As President Ghani visited Islamabad, after having received the Pakistani Army commander, Raheel Sharif, in Kabul, he concluded several agreements with an obliging Prime Minister Nawaz Sharif. By 2017, trade between both countries should be more then doubled, reaching a value of 5 billion dollars. It was also agreed that both countries would closely cooperate on building the Turkmenistan-Afghanistan-Pakistan-India (TAPI) gas pipeline, a project estimated to require an investment of 7,6 billion dollars. It would support the declared aim of making Afghanistan and Pakistan the ‘heart of Asia’. According to former World Bank employee Ghani, this would help to ensure that economic integration in Asia would become a reality.

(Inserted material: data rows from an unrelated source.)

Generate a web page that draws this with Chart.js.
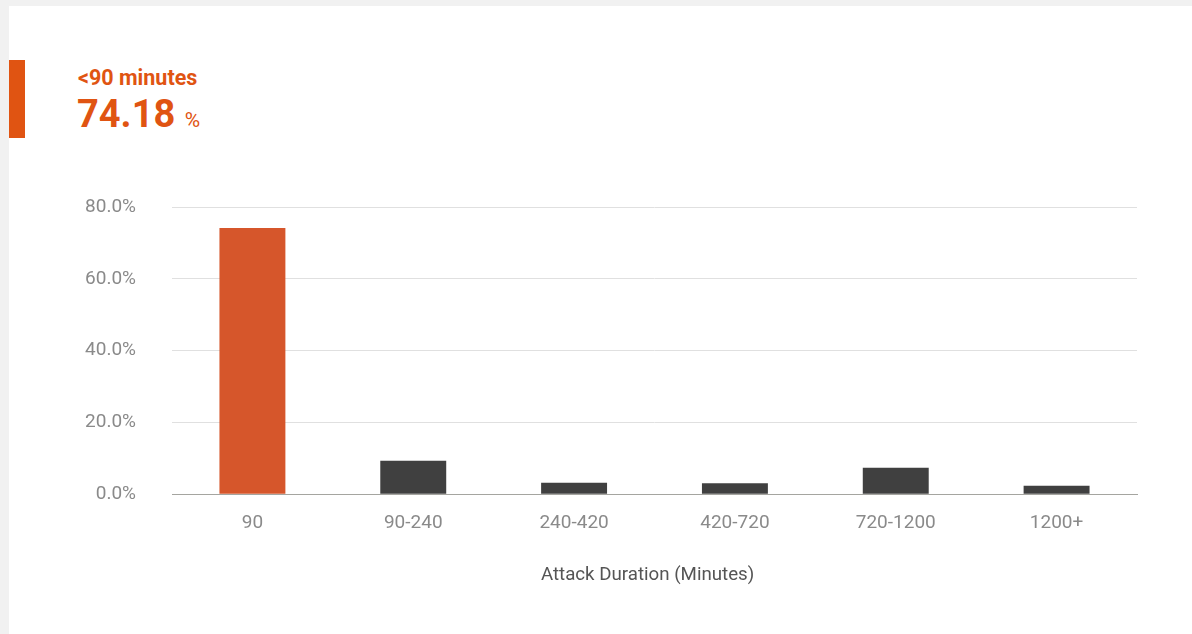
<!DOCTYPE html>
<html>
<head>
<meta charset="utf-8">
<script src="https://cdn.jsdelivr.net/npm/chart.js@4.4.0/dist/chart.umd.min.js"></script>
<style>
    html, body { margin: 0; padding: 0; }
    body {
        width: 1192px;
        height: 634px;
        background: #f1f1f1;
        font-family: Roboto, "Noto Sans", sans-serif;
        position: relative;
        overflow: hidden;
    }
    .card {
        position: absolute;
        left: 9px;
        top: 6px;
        right: -10px;
        bottom: -10px;
        background: #fff;
    }
    .marker {
        position: absolute;
        left: 9px;
        top: 60px;
        width: 16px;
        height: 78px;
        background: #e05412;
    }
    .label {
        position: absolute;
        left: 78px;
        top: 65px;
        color: #e05412;
        font-weight: 700;
        font-size: 21.5px;
        line-height: 26px;
    }
    .value {
        position: absolute;
        left: 77px;
        top: 92px;
        color: #e05412;
        font-weight: 700;
        font-size: 38px;
        line-height: 44px;
        white-space: nowrap;
    }
    .value span {
        font-weight: 400;
        font-size: 21px;
    }
    .chart-box {
        position: absolute;
        left: 0;
        top: 180px;
        width: 1192px;
        height: 454px;
    }
</style>
</head>
<body>
<div class="card"></div>
<div class="marker"></div>
<div class="label">&lt;90 minutes</div>
<div class="value">74.18 <span>%</span></div>
<div class="chart-box"><canvas id="durationChart"></canvas></div>

<script>
    // share of attacks per duration bucket, in percent
    const categories = ['90', '90-240', '240-420', '420-720', '720-1200', '1200+'];
    const shares = [74.18, 9.3, 3.2, 3.1, 7.4, 2.4];
    const yTicks = [0, 20, 40, 60, 80];

    const highlight = '#d6562b';
    const dark = '#404040';

    const ctx = document.getElementById('durationChart').getContext('2d');
    new Chart(ctx, {
        type: 'bar',
        data: {
            labels: categories,
            datasets: [{
                data: shares,
                backgroundColor: shares.map((v, i) => i === 0 ? highlight : dark),
                borderWidth: 0,
                barPercentage: 0.41,
                categoryPercentage: 1
            }]
        },
        options: {
            responsive: true,
            maintainAspectRatio: false,
            animation: false,
            layout: {
                padding: { top: 27, right: 55, bottom: 47.5, left: 0 }
            },
            plugins: {
                legend: { display: false },
                tooltip: { enabled: false }
            },
            scales: {
                x: {
                    grid: { display: false },
                    border: { color: '#a5a5a0', width: 1 },
                    ticks: {
                        color: '#8a8a8a',
                        font: { family: 'Roboto', size: 19 },
                        padding: 10
                    },
                    title: {
                        display: true,
                        // trailing spaces nudge the centred title a little to the left
                        text: 'Attack Duration (Minutes)   ',
                        color: '#555',
                        font: { family: 'Roboto', size: 18.7 },
                        padding: { top: 19, bottom: 0 }
                    }
                },
                y: {
                    min: 0,
                    max: 80,
                    afterFit: (scale) => { scale.width = 172; },
                    afterBuildTicks: (scale) => {
                        scale.ticks = yTicks.map(v => ({ value: v }));
                    },
                    grid: {
                        color: '#e0e0e0',
                        // invisible tick marks keep the labels clear of the plot
                        drawTicks: true,
                        tickLength: 36,
                        tickColor: 'rgba(0,0,0,0)'
                    },
                    border: { display: false },
                    ticks: {
                        color: '#8a8a8a',
                        font: { family: 'Roboto', size: 19 },
                        padding: 0,
                        callback: (v) => v.toFixed(1) + '%'
                    }
                }
            }
        }
    });
</script>
</body>
</html>
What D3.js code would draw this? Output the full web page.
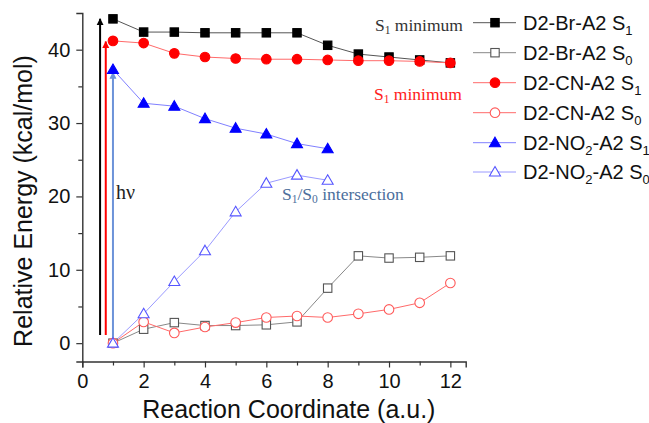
<!DOCTYPE html>
<html><head><meta charset="utf-8">
<script src="https://cdn.jsdelivr.net/npm/d3@7/dist/d3.min.js"></script>
<style>body{margin:0;background:#fff}svg{display:block}</style>
</head><body><svg id="c" width="649" height="423"></svg>
<script>
// ---- data ----
const xTicks = [0, 2, 4, 6, 8, 10, 12];
const yTicks = [0, 10, 20, 30, 40];
const coordBr = [1,2,3,4,5,6,7,8,9,10,11,12];
const coordCN = [1,2,3,4,5,6,7,8,9,10,11,12];
const coordNO2 = [1,2,3,4,5,6,7,8];
const brS1 = [44.2, 42.4, 42.4, 42.3, 42.3, 42.3, 42.3, 40.6, 39.4, 39.0, 38.6, 38.2];
const brS0 = [0, 1.9, 2.8, 2.4, 2.4, 2.5, 2.9, 7.5, 11.9, 11.6, 11.7, 11.9];
const cnS1 = [41.2, 40.9, 39.5, 39.0, 38.8, 38.7, 38.7, 38.6, 38.5, 38.5, 38.4, 38.2];
const cnS0 = [0, 2.9, 1.4, 2.2, 2.8, 3.5, 3.7, 3.5, 4.0, 4.6, 5.5, 8.2];
const no2S1 = [37.3, 32.7, 32.3, 30.6, 29.3, 28.5, 27.2, 26.5];
const no2S0 = [0, 4.0, 8.4, 12.6, 17.9, 21.8, 22.9, 22.2];
const seriesNames = [["D2-Br-A2 S","1"],["D2-Br-A2 S","0"],["D2-CN-A2 S","1"],["D2-CN-A2 S","0"],["D2-NO","2","-A2 S","1"],["D2-NO","2","-A2 S","0"]];
const arrowX = [0.58, 0.765, 1.0];
const arrowFrom = [1.1, 1.1, 0];
const arrowTo = [44.2, 41.1, 36.9];

// ---- styles ----
const series = [
  {x: coordBr, y: brS1, line: "#555", shape: "square", fill: "#000", stroke: "#000"},
  {x: coordBr, y: brS0, line: "#888", shape: "square", fill: "#fff", stroke: "#555"},
  {x: coordCN, y: cnS1, line: "#ff6a6a", shape: "circle", fill: "#ff0000", stroke: "#ff0000"},
  {x: coordCN, y: cnS0, line: "#ff6a6a", shape: "circle", fill: "#fff", stroke: "#ff5a5a"},
  {x: coordNO2, y: no2S1, line: "#8080ff", shape: "triangle", fill: "#0000ff", stroke: "#0000ff"},
  {x: coordNO2, y: no2S0, line: "#9a9aff", shape: "triangle", fill: "#fff", stroke: "#5555ff"}
];
const arrowColors = ["#000", "#ff0000", "#6d93d9"];

const svg = d3.select("#c");
const x = d3.scaleLinear().domain([0, 12.5]).range([82.3, 465.7]);
const y = d3.scaleLinear().domain([-2.5, 45]).range([361.5, 13]);
const font = "Liberation Sans, Arial, sans-serif";
const serif = "Liberation Serif, Times New Roman, serif";

// axes
const xAxis = svg.append("g").attr("transform", `translate(0,${y(-2.5)})`)
  .call(d3.axisBottom(x).tickValues(xTicks).tickSize(6).tickPadding(6).tickFormat(d3.format("d")));
const xMinor = svg.append("g").attr("transform", `translate(0,${y(-2.5)})`)
  .call(d3.axisBottom(x).tickValues(d3.range(1, 13, 2)).tickSize(4).tickFormat(""));
const yAxis = svg.append("g").attr("transform", `translate(${x(0)},0)`)
  .call(d3.axisLeft(y).tickValues(yTicks).tickSize(6).tickPadding(6));
const yMinor = svg.append("g").attr("transform", `translate(${x(0)},0)`)
  .call(d3.axisLeft(y).tickValues([5, 15, 25, 35]).tickSize(4).tickFormat(""));
[xAxis, xMinor, yAxis, yMinor].forEach(g => {
  g.select(".domain").attr("stroke", "#333").attr("stroke-width", 1.4);
  g.selectAll(".tick line").attr("stroke", "#333").attr("stroke-width", 1.2);
  g.selectAll("text").attr("font-family", font).attr("font-size", 20).attr("fill", "#111");
});
xMinor.select(".domain").remove(); yMinor.select(".domain").remove();

// axis titles
svg.append("text").attr("x", (141.7 + 436) / 2).attr("y", 418).attr("text-anchor", "middle")
  .attr("font-family", font).attr("font-size", 25).attr("fill", "#111").text("Reaction Coordinate (a.u.)");
svg.append("text").attr("transform", `translate(32,201) rotate(-90)`).attr("text-anchor", "middle")
  .attr("font-family", font).attr("font-size", 25).attr("fill", "#111").text("Relative Energy (kcal/mol)");

// arrows
const defs = svg.append("defs");
arrowColors.forEach((c, i) => {
  defs.append("marker").attr("id", "ah" + i).attr("viewBox", "0 0 10 10").attr("refX", 9).attr("refY", 5)
    .attr("markerWidth", 7).attr("markerHeight", 8).attr("markerUnits", "userSpaceOnUse").attr("orient", "auto")
    .append("path").attr("d", "M0,0 L10,5 L0,10 z").attr("fill", c);
});
arrowX.forEach((ax, i) => {
  svg.append("line").attr("x1", x(ax)).attr("x2", x(ax)).attr("y1", y(arrowFrom[i])).attr("y2", y(arrowTo[i]))
    .attr("stroke", arrowColors[i]).attr("stroke-width", 2).attr("marker-end", `url(#ah${i})`);
});

// markers
function drawMarker(g, shape, cx, cy, fill, stroke) {
  if (shape === "square") g.append("rect").attr("x", cx - 4.2).attr("y", cy - 4.2).attr("width", 8.4).attr("height", 8.4)
    .attr("fill", fill).attr("stroke", stroke).attr("stroke-width", 1.1);
  else if (shape === "circle") g.append("circle").attr("cx", cx).attr("cy", cy).attr("r", 4.8)
    .attr("fill", fill).attr("stroke", stroke).attr("stroke-width", 1.1);
  else g.append("path").attr("d", `M${cx},${cy - 5.5} L${cx + 5.5},${cy + 4} L${cx - 5.5},${cy + 4} Z`)
    .attr("fill", fill).attr("stroke", stroke).attr("stroke-width", 1.1);
}
const line = d3.line().x(d => x(d[0])).y(d => y(d[1]));
series.forEach(s => {
  const pts = s.x.map((v, i) => [v, s.y[i]]);
  svg.append("path").attr("d", line(pts)).attr("fill", "none").attr("stroke", s.line).attr("stroke-width", 1);
});
series.forEach(s => {
  const g = svg.append("g");
  s.x.forEach((v, i) => drawMarker(g, s.shape, x(v), y(s.y[i]), s.fill, s.stroke));
});

// annotations
function annot(tx, ty, parts, color, size) {
  const t = svg.append("text").attr("x", tx).attr("y", ty).attr("font-family", serif).attr("font-size", size || 17.5).attr("fill", color);
  parts.forEach(p => {
    if (p.sub) t.append("tspan").attr("font-size", 11.5).attr("dy", 3).text(p.t);
    else t.append("tspan").attr("dy", p.after ? -3 : 0).text(p.t);
  });
}
annot(375, 31, [{t: "S"}, {t: "1", sub: true}, {t: " minimum", after: true}], "#333");
annot(374, 100, [{t: "S"}, {t: "1", sub: true}, {t: " minimum", after: true}], "#ff2020");
annot(282, 200, [{t: "S"}, {t: "1", sub: true}, {t: "/S", after: true}, {t: "0", sub: true}, {t: " intersection", after: true}], "#4c6e9c");
annot(116, 199, [{t: "hν"}], "#222", 20);

// legend
const legY = [22.7, 52.7, 82.7, 112.7, 142.7, 172];
series.forEach((s, i) => {
  const ly = legY[i];
  svg.append("line").attr("x1", 473).attr("x2", 516).attr("y1", ly).attr("y2", ly).attr("stroke", s.line).attr("stroke-width", 1);
  drawMarker(svg, s.shape, 495, ly, s.fill, s.stroke);
  const t = svg.append("text").attr("x", 523).attr("y", ly + 7).attr("font-family", font).attr("font-size", 20).attr("fill", "#111");
  const nm = seriesNames[i];
  if (nm.length === 2) {
    t.append("tspan").text(nm[0]);
    t.append("tspan").attr("font-size", 13).attr("dy", 5).text(nm[1]);
  } else {
    t.append("tspan").text(nm[0]);
    t.append("tspan").attr("font-size", 13).attr("dy", 5).text(nm[1]);
    t.append("tspan").attr("dy", -5).text(nm[2]);
    t.append("tspan").attr("font-size", 13).attr("dy", 5).text(nm[3]);
  }
});
</script></body></html>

As NATO troops withdrew from Afghanistan, China – finally – took a more active stance in seeking peace and stability in neighbouring Afghanistan. (China and Afghanistan share a borderline in the east of the Afghan province of Badakshan, an area also known as the Wakhan corridor.) Beijing even proposed a five-point programme for peace and economic development. This went down well in Islamabad, since Pakistan remains an ‘all-weather’ friend of China. In Delhi, however, unease increased, since President Ghani appeared to downplay relations with India. One of his first measures was to cancel the arms deal Karzai had concluded with India, under the strategic partnership agreement. The very first countries the new Afghan president chose to visit were Pakistan and China.
In September, 2014 Chinese President Xi Jinping was supposed to visit Pakistan. Like the cancellation of an IMF’s delegation visit, owing to the political chaos in Islamabad, Xi Jinping’s visit was put on hold. His declared aim was to tighten robust economic cooperation in mega energy and infrastructure projects. To that end, an investment of 34 billion dollar had been announced.
Under the China-Pakistan Economic Corridor project (CPEC) initiated in May, 2013, Beijing had started its financial assistance for a number of projects. The CPEC should link Kashgar, in Xinjiang, with Gwadar port in Balochistan. Roads and railways were being built, but to succeed in bringing lasting economic development, terrorism in the Af-Pak region needs to be banned, and political stability increased. Equally important, Uighur terrorism in Xinjiang, having direct links with Pakistani terrorist movements, must be contained.
Although the Nawaz Sharif government got temporarily politically paralysed, it should be remembered that the PML-N enjoys a comfortable majority in parliament, 209 out of 342 seats. Also, both China and Pakistan consider India to be their mutual regional adversary. Unlike the negative Pakistani popular opinion on the United States, a huge majority of the 200 million Pakistani consider China to be a positive force.
Beijing and Islamabad are seriously worried about the political instability that may increase in Afghanistan in the wake of the US troop withdrawal. The Taliban will profit from their departure; another consequence might well be the widening of ethnic gaps, again, as Pashtuns and Tajiks will seek bigger control over the national government. As the year ended, the prospects for peace-deals in both Pakistan and Afghanistan looked distinctly bleak.